While the Supreme Court did not make a definitive decision over whether the Florida and Texas laws violated the First Amendment, the Court did signal disapproval for the laws in its opinion before ultimately remanding the cases back to their respective appellate circuits. At the same time, because the Supreme Court did not issue a ruling on whether the laws’ applications were, as a whole, more unconstitutional than constitutional, the Court left the door open for potentially more significant regulation of social media.

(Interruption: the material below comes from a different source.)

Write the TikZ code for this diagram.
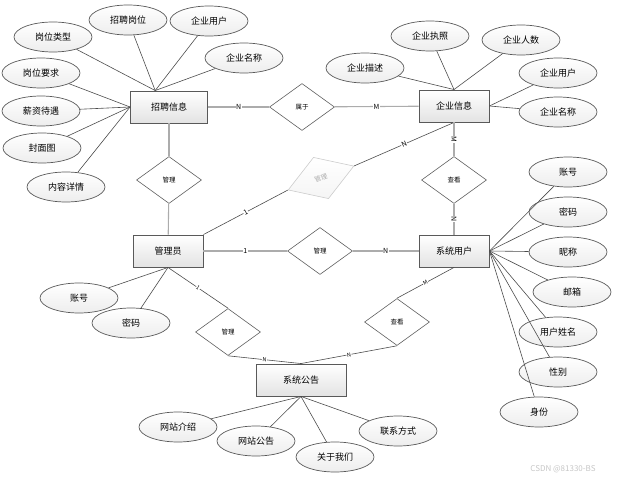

Thus, while many publications framed the decision as a win for social media companies, the Supreme Court’s decision to sidestep the issue rather than hold that the laws were unconstitutional was a surprising outcome that now offers significant room for tailored versions of future regulations aimed at chipping away at social media companies’ content moderation abilities.
So, are social media companies more like newspapers or phone companies? While the Supreme Court did not provide a clear answer, its opinion suggests the distinction may not make as much of a difference as once thought. The Court’s discussion seemed to favor a nuanced approach to content moderation regulation, weighing factors like the interests of the state, the mode of moderation (e.g., curating what people see versus what they say), the degree to which content moderation is automated by AI versus intentionally programmed, and the extent to which moderation is driven by certain viewpoints and intended to silence others. Moreover, its decision to decline to rule on a significant question of content moderation policy tracks with its holding in Murthy v. Missouri in late June, which also sidestepped the question of whether the government could influence the content moderation practices of social media companies without violating the first amendment.
For the time being, social media companies and any companies that allow for user-submitted content on their websites should be on the lookout for future legislation that attempts to add or remove filters placed on user content. For now, Section 230 still generally permits interactive internet companies to curtail or allow content on their platforms with impunity, but depending on the future ambitions of legislators, the interests of the state, and the content sought to be controlled, the days of a hands-off, common-carrier approach to content hosting may be numbered.